I haven’t really changed my overall opinion of the world of finance as a result of reading this– obviously, since the rant I linked at the start of this post came from well after my golf trip– but it’s an enjoyable read. The only real weakness is that the book necessarily gets a little vague toward the end, because the more modern algorithms it discusses are both fearsomely complex and proprietary, still being used to make large sums of money for some ex-physicists and their hedge fund clients. As is characteristic of political writing, the epilogue in which he attempts to suggest solutions to the parlous current state of the world economy is kind of short on useful details (my own brilliant plan to fix the crisis by firing everybody on Wall Street and replacing them with unemployed physics students and post-docs who will work for a tenth the salary is still viable…), but then it’s an epilogue, so I can’t complain too seriously.
Anyway, I’m somewhat surprised to find myself recommending a book with this title, but if you’re interested in reading about the history of science and finance, this is a fun book. It does not, alas, provide any foolproof investing tips, and in fact spends a good bit of time arguing that there’s no such thing. Or maybe not, depending on whether a few of the modern ex-physicists he cites are actually sitting on algorithmic gold rather than the lucky monkeys whose random picks happened to write Shakespeare. But you can read the book for yourself, and decide which you prefer…
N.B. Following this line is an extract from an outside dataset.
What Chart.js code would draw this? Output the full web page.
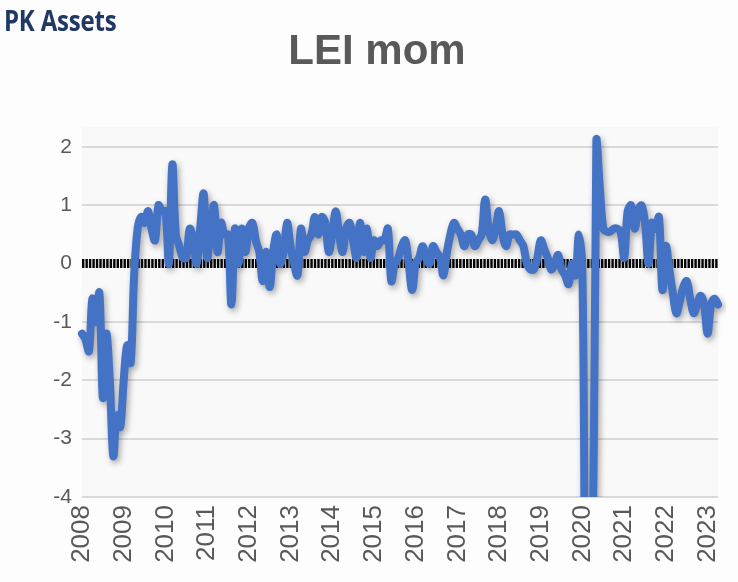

Is physics to finance a particularly common career path?* My mom’s high school best friend’s husband was a theoritical physicist at a think tank (iirc), burned out in his late 30s(?), went to work on Wall Street, and made a tidy sum. I always thought it kind of made sense but was a bit of a weird path.
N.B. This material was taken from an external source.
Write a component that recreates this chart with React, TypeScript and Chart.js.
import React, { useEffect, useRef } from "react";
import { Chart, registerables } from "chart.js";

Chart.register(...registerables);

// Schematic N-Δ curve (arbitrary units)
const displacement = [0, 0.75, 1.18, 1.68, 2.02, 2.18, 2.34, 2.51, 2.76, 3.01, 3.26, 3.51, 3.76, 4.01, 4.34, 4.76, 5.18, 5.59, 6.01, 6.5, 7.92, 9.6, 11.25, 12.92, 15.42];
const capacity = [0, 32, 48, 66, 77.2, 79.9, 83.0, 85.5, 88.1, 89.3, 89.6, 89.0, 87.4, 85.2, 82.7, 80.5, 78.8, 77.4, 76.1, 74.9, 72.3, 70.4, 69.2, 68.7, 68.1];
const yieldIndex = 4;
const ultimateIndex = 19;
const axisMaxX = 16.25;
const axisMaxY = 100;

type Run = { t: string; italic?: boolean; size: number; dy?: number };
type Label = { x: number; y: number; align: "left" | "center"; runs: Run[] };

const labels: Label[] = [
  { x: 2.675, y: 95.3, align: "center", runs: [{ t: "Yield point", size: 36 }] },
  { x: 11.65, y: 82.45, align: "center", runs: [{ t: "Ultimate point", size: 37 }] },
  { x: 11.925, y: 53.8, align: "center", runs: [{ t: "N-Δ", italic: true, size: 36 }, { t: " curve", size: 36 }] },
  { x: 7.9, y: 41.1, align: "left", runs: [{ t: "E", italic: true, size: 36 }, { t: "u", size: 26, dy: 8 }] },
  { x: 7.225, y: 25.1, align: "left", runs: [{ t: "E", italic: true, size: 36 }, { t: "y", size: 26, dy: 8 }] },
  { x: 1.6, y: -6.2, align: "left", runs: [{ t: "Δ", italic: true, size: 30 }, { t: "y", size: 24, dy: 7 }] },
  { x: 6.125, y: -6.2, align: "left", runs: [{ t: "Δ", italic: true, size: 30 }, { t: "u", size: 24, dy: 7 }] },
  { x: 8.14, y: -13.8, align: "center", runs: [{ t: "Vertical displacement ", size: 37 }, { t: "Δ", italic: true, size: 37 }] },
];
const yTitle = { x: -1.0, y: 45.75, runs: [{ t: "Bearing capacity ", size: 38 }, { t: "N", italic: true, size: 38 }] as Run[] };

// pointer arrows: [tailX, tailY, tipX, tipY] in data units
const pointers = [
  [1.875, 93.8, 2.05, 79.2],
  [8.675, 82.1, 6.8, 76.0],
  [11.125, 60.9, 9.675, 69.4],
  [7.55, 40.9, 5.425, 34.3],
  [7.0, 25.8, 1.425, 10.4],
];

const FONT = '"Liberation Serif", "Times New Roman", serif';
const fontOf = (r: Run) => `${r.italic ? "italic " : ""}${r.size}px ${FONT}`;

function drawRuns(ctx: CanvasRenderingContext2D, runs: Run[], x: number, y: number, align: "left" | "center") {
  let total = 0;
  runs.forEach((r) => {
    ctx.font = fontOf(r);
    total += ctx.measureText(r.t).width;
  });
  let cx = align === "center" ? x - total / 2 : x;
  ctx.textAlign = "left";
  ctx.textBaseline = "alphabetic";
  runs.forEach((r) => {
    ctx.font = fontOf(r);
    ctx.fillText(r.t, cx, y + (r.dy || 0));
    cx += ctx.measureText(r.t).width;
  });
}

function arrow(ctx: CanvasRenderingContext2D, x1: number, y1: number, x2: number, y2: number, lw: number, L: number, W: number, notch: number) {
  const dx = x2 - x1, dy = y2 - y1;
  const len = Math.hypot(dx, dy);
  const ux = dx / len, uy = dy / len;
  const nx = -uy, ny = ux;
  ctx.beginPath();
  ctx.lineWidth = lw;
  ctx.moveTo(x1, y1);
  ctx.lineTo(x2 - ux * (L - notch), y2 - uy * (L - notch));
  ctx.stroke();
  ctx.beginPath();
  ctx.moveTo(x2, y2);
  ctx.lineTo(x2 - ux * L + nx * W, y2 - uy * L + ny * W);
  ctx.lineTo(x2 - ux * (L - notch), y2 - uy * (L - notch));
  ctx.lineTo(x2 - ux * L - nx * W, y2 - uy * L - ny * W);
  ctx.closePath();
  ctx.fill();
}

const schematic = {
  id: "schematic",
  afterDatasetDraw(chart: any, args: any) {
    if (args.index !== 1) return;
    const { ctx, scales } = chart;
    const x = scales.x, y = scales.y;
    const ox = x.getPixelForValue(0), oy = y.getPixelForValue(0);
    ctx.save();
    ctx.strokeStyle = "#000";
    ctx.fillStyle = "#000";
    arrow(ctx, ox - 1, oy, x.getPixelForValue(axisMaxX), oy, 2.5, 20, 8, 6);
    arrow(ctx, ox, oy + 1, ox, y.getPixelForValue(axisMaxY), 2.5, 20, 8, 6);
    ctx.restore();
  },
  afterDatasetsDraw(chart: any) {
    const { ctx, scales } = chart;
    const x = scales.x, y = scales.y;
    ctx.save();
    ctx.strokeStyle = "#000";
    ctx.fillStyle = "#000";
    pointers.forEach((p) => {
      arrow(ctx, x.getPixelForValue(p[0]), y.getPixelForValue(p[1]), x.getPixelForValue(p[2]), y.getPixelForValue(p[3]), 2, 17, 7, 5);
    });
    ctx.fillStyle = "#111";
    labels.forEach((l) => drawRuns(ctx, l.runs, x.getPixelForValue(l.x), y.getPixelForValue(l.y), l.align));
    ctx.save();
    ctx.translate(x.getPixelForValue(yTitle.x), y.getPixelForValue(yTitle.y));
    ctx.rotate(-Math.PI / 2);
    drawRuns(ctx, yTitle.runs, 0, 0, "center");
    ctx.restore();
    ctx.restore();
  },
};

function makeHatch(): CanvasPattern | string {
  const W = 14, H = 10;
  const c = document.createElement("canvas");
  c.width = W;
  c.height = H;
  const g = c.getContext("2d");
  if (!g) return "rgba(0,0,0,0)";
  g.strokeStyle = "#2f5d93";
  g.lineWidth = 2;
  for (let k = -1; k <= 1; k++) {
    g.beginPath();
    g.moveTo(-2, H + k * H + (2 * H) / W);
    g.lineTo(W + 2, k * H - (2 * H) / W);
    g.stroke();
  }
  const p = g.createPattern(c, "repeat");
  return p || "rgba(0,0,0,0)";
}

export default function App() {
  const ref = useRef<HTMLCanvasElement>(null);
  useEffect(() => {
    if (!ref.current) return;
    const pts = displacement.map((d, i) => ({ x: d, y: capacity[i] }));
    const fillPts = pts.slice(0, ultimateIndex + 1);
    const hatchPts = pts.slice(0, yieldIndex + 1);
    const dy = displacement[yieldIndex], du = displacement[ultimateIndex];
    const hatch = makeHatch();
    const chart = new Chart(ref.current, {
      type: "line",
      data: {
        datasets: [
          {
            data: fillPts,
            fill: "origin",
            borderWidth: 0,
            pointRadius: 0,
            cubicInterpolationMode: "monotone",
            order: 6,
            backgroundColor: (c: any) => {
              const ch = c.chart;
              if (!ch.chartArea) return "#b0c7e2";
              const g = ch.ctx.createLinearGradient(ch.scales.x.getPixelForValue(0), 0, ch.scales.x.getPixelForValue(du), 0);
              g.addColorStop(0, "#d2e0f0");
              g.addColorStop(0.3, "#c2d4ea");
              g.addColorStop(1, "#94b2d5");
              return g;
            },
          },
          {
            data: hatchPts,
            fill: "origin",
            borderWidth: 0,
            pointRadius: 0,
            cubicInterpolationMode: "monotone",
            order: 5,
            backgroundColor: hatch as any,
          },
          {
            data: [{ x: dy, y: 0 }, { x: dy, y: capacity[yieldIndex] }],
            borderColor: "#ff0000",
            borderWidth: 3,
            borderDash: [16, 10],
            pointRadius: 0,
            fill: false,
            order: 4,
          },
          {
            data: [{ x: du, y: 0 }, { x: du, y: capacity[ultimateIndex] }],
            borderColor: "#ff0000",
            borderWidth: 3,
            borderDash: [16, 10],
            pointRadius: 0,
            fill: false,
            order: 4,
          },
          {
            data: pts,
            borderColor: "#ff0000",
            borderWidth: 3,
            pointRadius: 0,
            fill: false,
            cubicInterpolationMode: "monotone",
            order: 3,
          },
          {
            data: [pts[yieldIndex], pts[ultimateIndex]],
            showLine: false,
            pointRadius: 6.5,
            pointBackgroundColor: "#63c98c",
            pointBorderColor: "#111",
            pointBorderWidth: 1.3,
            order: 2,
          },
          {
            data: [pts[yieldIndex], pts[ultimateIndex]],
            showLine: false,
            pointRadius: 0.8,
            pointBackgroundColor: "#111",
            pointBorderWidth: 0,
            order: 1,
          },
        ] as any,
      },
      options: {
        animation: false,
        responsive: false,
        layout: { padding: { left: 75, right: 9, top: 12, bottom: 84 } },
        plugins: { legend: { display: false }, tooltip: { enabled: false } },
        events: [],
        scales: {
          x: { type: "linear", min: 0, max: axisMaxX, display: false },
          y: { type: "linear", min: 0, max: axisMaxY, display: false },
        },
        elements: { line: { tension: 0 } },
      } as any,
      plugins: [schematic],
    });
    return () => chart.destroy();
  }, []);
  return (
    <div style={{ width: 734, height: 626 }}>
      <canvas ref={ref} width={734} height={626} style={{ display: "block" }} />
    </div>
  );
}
*I haven’t had any tea yet, so if I missed this in the post, I apologize.
Physics to finance is a very common path, or at least seems to be on this side of the finance wall. They are smart, know how to apply math to complex systems, and don’t realize how underpaid they are for the first few years since the amounts are so out of whack to the science pay scale. As a biologist turned finance weasel, I’d argue though that their big blind-spot is often over-simplyfing; the stuff that is often hardest to deal with, or at least outside of the math (transaction costs, structure of different markets, old-boy networks) are often the things that make the biggest difference in profitability. A lot of a new quant’s education is learning which parameters need to be constrained to be economically feasible.
I think the pendulum has swung too far toward finance being a valid career path. I’ve been asked on message boards by new physics grad students which sub-field of physics they should get their Ph.D. in in order to maximize their chances of getting a finance job. Not the best motivation for entering grad school.
I don’t know if it’s common, but when you hear people talking about quants, they’re usually referring to physicists/mathematicians turned financiers.
Hi Chad.
Thanks for the mention.
It is too early to tell what impact the book will have, but it is encouraging that Weatherall has used his book to point out that those most responsible for the financial crisis were really scapegoating mathematicians and physicists. In point of fact, mathematics and physics were the communities with the best skill sets to prevent another crisis by designing a better system. Thus blaming physicists had the double effect of transferring responsibility as well as preventing solutions in the future. This has always struck me a bit like a criminal mastermind succeeding in getting the detective he most fears accused of his crimes to discredit her.